**Aim**. The lines from the beginning of the records below through the one holding "let series = [cbr28, cbr7, cbr0, cbrSoil];" are to be copied exactly; leave the pictures out.

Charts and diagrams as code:
■ ■ ■ ■

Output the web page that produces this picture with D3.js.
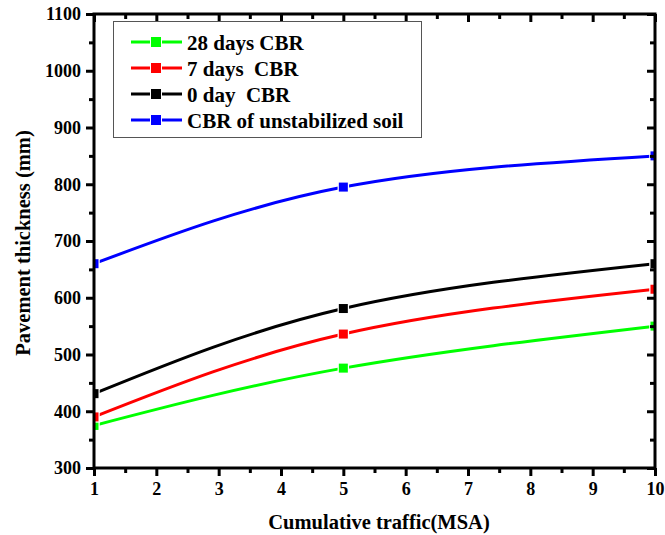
<!DOCTYPE html>
<html>
<head>
<meta charset="utf-8">
<script src="https://cdn.jsdelivr.net/npm/d3@7"></script>
<style>
  body { margin: 0; background: #fff; }
  text { font-family: "Liberation Serif", "Times New Roman", serif; font-weight: bold; }
</style>
</head>
<body>
<svg width="665" height="535"></svg>
<script>
// data
let traffic = [1, 5, 10];
let cbr28 = [375, 476, 550];
let cbr7 = [390, 536, 615];
let cbr0 = [431, 581, 660];
let cbrSoil = [660, 795, 850];
let seriesNames = ['28 days CBR', '7 days  CBR', '0 day  CBR', 'CBR of unstabilized soil'];
let seriesColors = ['#00ff00', '#ff0000', '#000000', '#0000ff'];
let xTicks = [1, 2, 3, 4, 5, 6, 7, 8, 9, 10];
let yTicks = [300, 400, 500, 600, 700, 800, 900, 1000, 1100];

let series = [cbr28, cbr7, cbr0, cbrSoil];

let svg = d3.select('svg');
let pLeft = 94, pRight = 655, pTop = 14, pBottom = 468;

let x = d3.scaleLinear().domain([1, 10]).range([pLeft, pRight]);
let y = d3.scaleLinear().domain([300, 1100]).range([pBottom, pTop]);

let xMinor = d3.range(1.5, 10, 1);
let yMinor = d3.range(350, 1100, 100);

// clip for the marks
svg.append('clipPath').attr('id', 'plot')
  .append('rect')
  .attr('x', pLeft).attr('y', pTop)
  .attr('width', pRight - pLeft).attr('height', pBottom - pTop);

let g = svg.append('g').attr('clip-path', 'url(#plot)');

let line = d3.line()
  .x((d, i) => x(traffic[i]))
  .y(d => y(d))
  .curve(d3.curveNatural);

series.forEach(function (vals, s) {
  g.append('path')
    .attr('d', line(vals))
    .attr('fill', 'none')
    .attr('stroke', seriesColors[s])
    .attr('stroke-width', 3);
});

series.forEach(function (vals, s) {
  g.selectAll(null)
    .data(vals)
    .enter().append('rect')
    .attr('x', (d, i) => x(traffic[i]) - 4.5)
    .attr('y', d => y(d) - 4.5)
    .attr('width', 9).attr('height', 9)
    .attr('fill', seriesColors[s])
    .attr('stroke', '#fff')
    .attr('stroke-width', 2.5)
    .style('paint-order', 'stroke');
});

// axes
function styleAxis(sel) {
  sel.select('.domain').remove();
  sel.selectAll('line').attr('stroke', '#000').attr('stroke-width', 3);
  sel.selectAll('text').attr('font-size', 18).attr('fill', '#000');
}

svg.append('g').attr('transform', 'translate(0,' + pBottom + ')')
  .call(d3.axisBottom(x).tickValues(xTicks).tickSize(8).tickPadding(6).tickFormat(d3.format('d')))
  .call(styleAxis);
svg.append('g').attr('transform', 'translate(0,' + pBottom + ')')
  .call(d3.axisBottom(x).tickValues(xMinor).tickSize(5).tickFormat(''))
  .call(styleAxis);

svg.append('g').attr('transform', 'translate(' + pLeft + ',0)')
  .call(d3.axisLeft(y).tickValues(yTicks).tickSize(8).tickPadding(5).tickFormat(d3.format('d')))
  .call(styleAxis);
svg.append('g').attr('transform', 'translate(' + pLeft + ',0)')
  .call(d3.axisLeft(y).tickValues(yMinor).tickSize(5).tickFormat(''))
  .call(styleAxis);

// mirror axes with inward ticks
svg.append('g').attr('transform', 'translate(0,' + pTop + ')')
  .call(d3.axisBottom(x).tickValues(xTicks).tickSize(8).tickFormat(''))
  .call(styleAxis);
svg.append('g').attr('transform', 'translate(0,' + pTop + ')')
  .call(d3.axisBottom(x).tickValues(xMinor).tickSize(5).tickFormat(''))
  .call(styleAxis);
svg.append('g').attr('transform', 'translate(' + pRight + ',0)')
  .call(d3.axisLeft(y).tickValues(yTicks).tickSize(8).tickFormat(''))
  .call(styleAxis);
svg.append('g').attr('transform', 'translate(' + pRight + ',0)')
  .call(d3.axisLeft(y).tickValues(yMinor).tickSize(5).tickFormat(''))
  .call(styleAxis);

svg.append('rect')
  .attr('x', pLeft).attr('y', pTop)
  .attr('width', pRight - pLeft).attr('height', pBottom - pTop)
  .attr('fill', 'none').attr('stroke', '#000').attr('stroke-width', 3);

// axis titles
svg.append('text')
  .attr('x', 379).attr('y', 529)
  .attr('text-anchor', 'middle').attr('font-size', 20.5)
  .text('Cumulative traffic(MSA)');

svg.append('text')
  .attr('transform', 'translate(30,' + 243 + ') rotate(-90)')
  .attr('text-anchor', 'middle').attr('font-size', 20.5)
  .text('Pavement thickness (mm)');

// legend
let legend = svg.append('g');
legend.append('rect')
  .attr('x', 113.5).attr('y', 21.5).attr('width', 308).attr('height', 116)
  .attr('fill', '#fff').attr('stroke', '#555').attr('stroke-width', 1);

let item = legend.selectAll('g.item')
  .data(seriesNames)
  .enter().append('g')
  .attr('transform', (d, i) => 'translate(0,' + (42 + i * 26) + ')');

item.append('line')
  .attr('x1', 131).attr('x2', 182)
  .attr('stroke', (d, i) => seriesColors[i]).attr('stroke-width', 3);
item.append('rect')
  .attr('x', 151).attr('y', -5).attr('width', 10).attr('height', 10)
  .attr('fill', (d, i) => seriesColors[i])
  .attr('stroke', '#fff').attr('stroke-width', 2)
  .style('paint-order', 'stroke');
item.append('text')
  .attr('x', 187).attr('y', 7.5)
  .attr('font-size', 21)
  .style('white-space', 'pre')
  .text(d => d);
</script>
</body>
</html>
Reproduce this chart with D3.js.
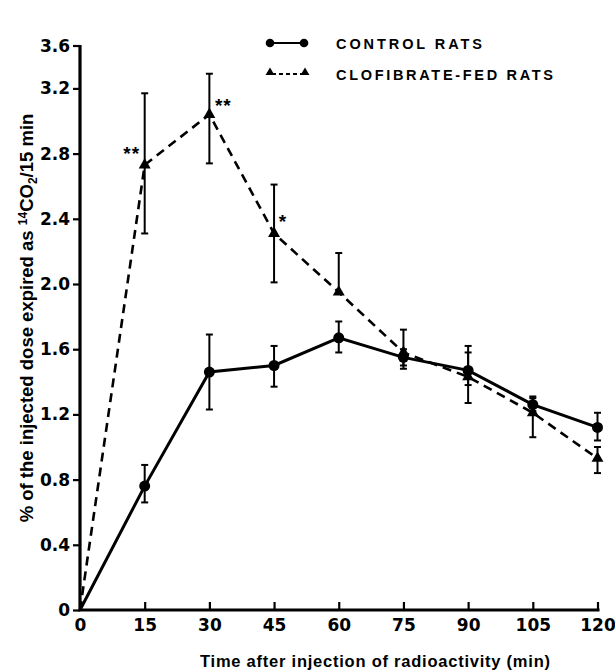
<!DOCTYPE html>
<html>
<head>
<meta charset="utf-8">
<script src="https://cdn.jsdelivr.net/npm/d3@7"></script>
<style>
  html, body { margin: 0; padding: 0; background: #fff; }
  svg { display: block; }
  text { font-family: "Liberation Sans", Arial, sans-serif; fill: #000; }
  .tk { font-family: "DejaVu Sans", sans-serif; }
</style>
</head>
<body>
<svg id="chart" width="615" height="671"></svg>
<script>
// ---- data ----
const times = [0, 15, 30, 45, 60, 75, 90, 105, 120];
const controlMean = [0, 0.76, 1.46, 1.50, 1.67, 1.55, 1.47, 1.26, 1.12];
const controlLow  = [null, 0.66, 1.23, 1.37, 1.58, 1.50, 1.38, 1.22, 1.04];
const controlHigh = [null, 0.89, 1.69, 1.62, 1.77, 1.60, 1.62, 1.31, 1.21];
const clofMean = [0, 2.73, 3.04, 2.31, 1.95, 1.58, 1.43, 1.21, 0.93];
const clofLow  = [null, 2.31, 2.74, 2.01, 1.95, 1.48, 1.27, 1.06, 0.84];
const clofHigh = [null, 3.17, 3.29, 2.61, 2.19, 1.72, 1.58, 1.30, 1.00];
const xTicks = [0, 15, 30, 45, 60, 75, 90, 105, 120];
const yTicks = [0, 0.4, 0.8, 1.2, 1.6, 2.0, 2.4, 2.8, 3.2];
const yTopLabel = "3.6";
const significance = [
  { t: 15, label: "**", dx: -13, dy: -15 },
  { t: 30, label: "**", dx: 14, dy: -12 },
  { t: 45, label: "*",  dx: 9,  dy: -15 }
];
const legendLabels = ["CONTROL RATS", "CLOFIBRATE-FED RATS"];
const xTitle = "Time after injection of radioactivity (min)";

// ---- scales ----
const svg = d3.select("#chart");
const x = d3.scaleLinear().domain([0, 120]).range([80, 597.5]);
const y = d3.scaleLinear().domain([0, 3.2]).range([610, 88.4]);
const yAxisTop = 45;

const control = times.map((t, i) => ({ t, v: controlMean[i], lo: controlLow[i], hi: controlHigh[i] }));
const clof = times.map((t, i) => ({ t, v: clofMean[i], lo: clofLow[i], hi: clofHigh[i] }));

// ---- axes ----
const xAxis = d3.axisBottom(x).tickValues(xTicks).tickSizeInner(-8).tickSizeOuter(0).tickPadding(9)
  .tickFormat(d3.format("d"));
const gx = svg.append("g").attr("transform", `translate(0,${y(0)})`).call(xAxis);
gx.select(".domain").remove();
gx.selectAll(".tick line").attr("stroke", "#000").attr("stroke-width", 2.2);
gx.selectAll(".tick text").attr("class", "tk").attr("font-size", 17).attr("font-weight", "bold");

const yAxis = d3.axisLeft(y).tickValues(yTicks).tickSizeInner(7).tickSizeOuter(0).tickPadding(3)
  .tickFormat(d => d === 0 ? "0" : d3.format(".1f")(d));
const gy = svg.append("g").attr("transform", `translate(${x(0)},0)`).call(yAxis);
gy.select(".domain").remove();
gy.selectAll(".tick line").attr("stroke", "#000").attr("stroke-width", 2.2);
gy.selectAll(".tick text").attr("class", "tk").attr("font-size", 17).attr("font-weight", "bold");
// top end tick of the y axis
gy.append("line").attr("x1", -7).attr("x2", 0).attr("y1", yAxisTop + 1).attr("y2", yAxisTop + 1)
  .attr("stroke", "#000").attr("stroke-width", 2.2);
gy.append("text").attr("class", "tk").attr("x", -10).attr("y", yAxisTop + 1).attr("dy", "0.36em")
  .attr("text-anchor", "end").attr("font-size", 17).attr("font-weight", "bold").text(yTopLabel);

// axis lines
svg.append("path")
  .attr("d", `M${x(0)},${yAxisTop}V${y(0)}H${x(120) + 2}`)
  .attr("fill", "none").attr("stroke", "#000").attr("stroke-width", 3.2);

// ---- series lines ----
const line = d3.line().x(d => x(d.t)).y(d => y(d.v));
svg.append("path").datum(clof).attr("d", line)
  .attr("fill", "none").attr("stroke", "#000").attr("stroke-width", 2.6)
  .attr("stroke-dasharray", "9,6");
svg.append("path").datum(control).attr("d", line)
  .attr("fill", "none").attr("stroke", "#000").attr("stroke-width", 3);

// ---- error bars ----
function errorBars(data) {
  const g = svg.append("g").attr("stroke", "#000").attr("stroke-width", 2);
  data.filter(d => d.lo !== null).forEach(d => {
    const cx = x(d.t);
    g.append("line").attr("x1", cx).attr("x2", cx).attr("y1", y(d.lo)).attr("y2", y(d.hi));
    g.append("line").attr("x1", cx - 3.5).attr("x2", cx + 3.5).attr("y1", y(d.hi)).attr("y2", y(d.hi));
    if (d.lo < d.v) {
      g.append("line").attr("x1", cx - 3.5).attr("x2", cx + 3.5).attr("y1", y(d.lo)).attr("y2", y(d.lo));
    }
  });
}
errorBars(control);
errorBars(clof);

// ---- markers ----
const tri = d3.symbol().type(d3.symbolTriangle).size(62);
svg.append("g").selectAll("path").data(clof.filter(d => d.t > 0)).join("path")
  .attr("d", tri).attr("transform", d => `translate(${x(d.t)},${y(d.v)})`).attr("fill", "#000");
svg.append("g").selectAll("circle").data(control.filter(d => d.t > 0)).join("circle")
  .attr("cx", d => x(d.t)).attr("cy", d => y(d.v)).attr("r", 5.5).attr("fill", "#000");

// ---- significance marks ----
svg.append("g").selectAll("text").data(significance).join("text")
  .attr("x", d => x(d.t) + d.dx)
  .attr("y", d => y(clofMean[times.indexOf(d.t)]) + d.dy + 10)
  .attr("text-anchor", "middle").attr("font-size", 19).attr("font-weight", "bold")
  .attr("letter-spacing", 1)
  .text(d => d.label);

// ---- legend ----
const lg = svg.append("g");
lg.append("line").attr("x1", 270).attr("x2", 304).attr("y1", 43).attr("y2", 43)
  .attr("stroke", "#000").attr("stroke-width", 2.2);
[270, 304].forEach(cx => lg.append("circle").attr("cx", cx).attr("cy", 43).attr("r", 4.3).attr("fill", "#000"));
lg.append("line").attr("x1", 272).attr("x2", 303).attr("y1", 74).attr("y2", 74)
  .attr("stroke", "#000").attr("stroke-width", 2).attr("stroke-dasharray", "4,3");
const triSmall = d3.symbol().type(d3.symbolTriangle).size(34);
[270, 305].forEach(cx => lg.append("path").attr("d", triSmall)
  .attr("transform", `translate(${cx},72.5)`).attr("fill", "#000"));
lg.append("text").attr("x", 336).attr("y", 49).attr("font-size", 14.5).attr("font-weight", "bold")
  .attr("textLength", 146).attr("lengthAdjust", "spacing").text(legendLabels[0]);
lg.append("text").attr("x", 336).attr("y", 80).attr("font-size", 14.5).attr("font-weight", "bold")
  .attr("textLength", 217).attr("lengthAdjust", "spacing").text(legendLabels[1]);

// ---- axis titles ----
svg.append("text").attr("x", 375).attr("y", 667).attr("text-anchor", "middle")
  .attr("font-size", 16.5).attr("font-weight", "bold")
  .attr("textLength", 350).attr("lengthAdjust", "spacing").text(xTitle);

const yt = svg.append("text").attr("transform", "translate(33,318) rotate(-90)")
  .attr("text-anchor", "middle").attr("font-size", 18.5).attr("font-weight", "bold");
yt.append("tspan").text("% of the injected dose expired as ");
yt.append("tspan").attr("font-size", 12).attr("baseline-shift", "6").text("14");
yt.append("tspan").text("CO");
yt.append("tspan").attr("font-size", 12).attr("baseline-shift", "-4").text("2");
yt.append("tspan").text("/15 min");
</script>
</body>
</html>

■ ■ ■ ■

**Output**.
Output the web page that produces this picture with D3.js.
<!DOCTYPE html>
<html>
<head>
<meta charset="utf-8">
<script src="https://cdn.jsdelivr.net/npm/d3@7"></script>
<style>
  body { margin: 0; background: #fff; }
  text { font-family: "Liberation Serif", "Times New Roman", serif; font-weight: bold; }
</style>
</head>
<body>
<svg width="665" height="535"></svg>
<script>
// data
let traffic = [1, 5, 10];
let cbr28 = [375, 476, 550];
let cbr7 = [390, 536, 615];
let cbr0 = [431, 581, 660];
let cbrSoil = [660, 795, 850];
let seriesNames = ['28 days CBR', '7 days  CBR', '0 day  CBR', 'CBR of unstabilized soil'];
let seriesColors = ['#00ff00', '#ff0000', '#000000', '#0000ff'];
let xTicks = [1, 2, 3, 4, 5, 6, 7, 8, 9, 10];
let yTicks = [300, 400, 500, 600, 700, 800, 900, 1000, 1100];

let series = [cbr28, cbr7, cbr0, cbrSoil];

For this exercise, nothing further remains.